This is 50 - Phase 2 of Life
I think it is interesting that people go through a mid life crisis at 50. I wonder if it was more common for our parents generation to go through this crisis than for our generation. For me, I love 50. Yes, my youth is gone and my body doesn't respond the way it used to, but my mind and emotions are better than ever.
Richard Rohr in his book "Falling Upward" talks about the two stages in life. During the first stage you are trying to develop a career, get married, have a family, buy a house etc... During the next stage you have settled in and are able to learn about who you are and determine if you like what you've become or if you want to change to your more authentic self. A time when you seek out your purpose.

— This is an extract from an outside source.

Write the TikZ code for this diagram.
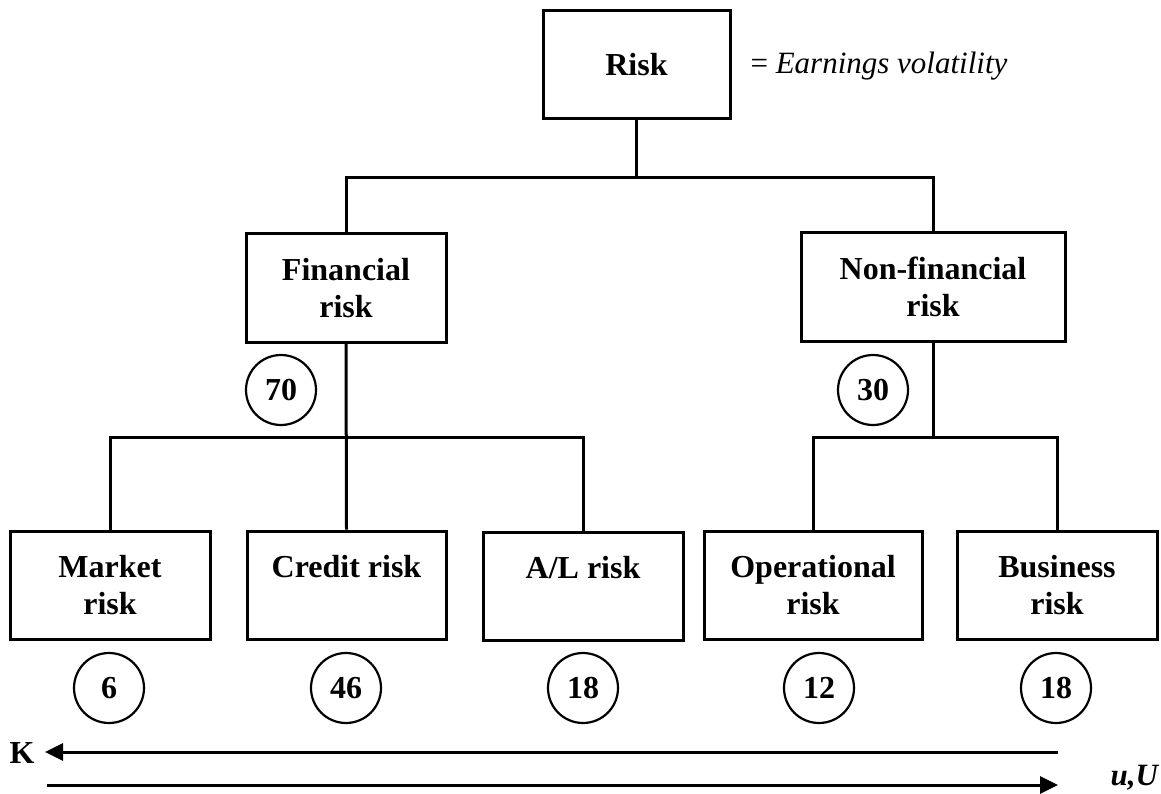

I am there, in the second stage of life. But, I do not believe I have gone through a mid life crisis, I believe I have gone through what author Brene Brown calls a mid life awakening. A few years ago, suddenly I started to take account of my life. I went into the depths and came up excited and energetic for the next phase. I changed the things that were holding me back and really started to notice myself again. Its been a wonderful metamorphosis. One that could be scary to the people around me that are not sure who I have become. But in the end, what I know for sure is that this journey has taken me to who I really am, my true self.
I am grateful that I have had two parts to life. One of nurturing and building a family and a committed life and this new phase filled with new growth and wonder and a desire to find my purpose. I don't know where it will take me but I am open and ready.
I hope each of you have the same experience as you prepare for phase two, which could be the best phase of your life yet.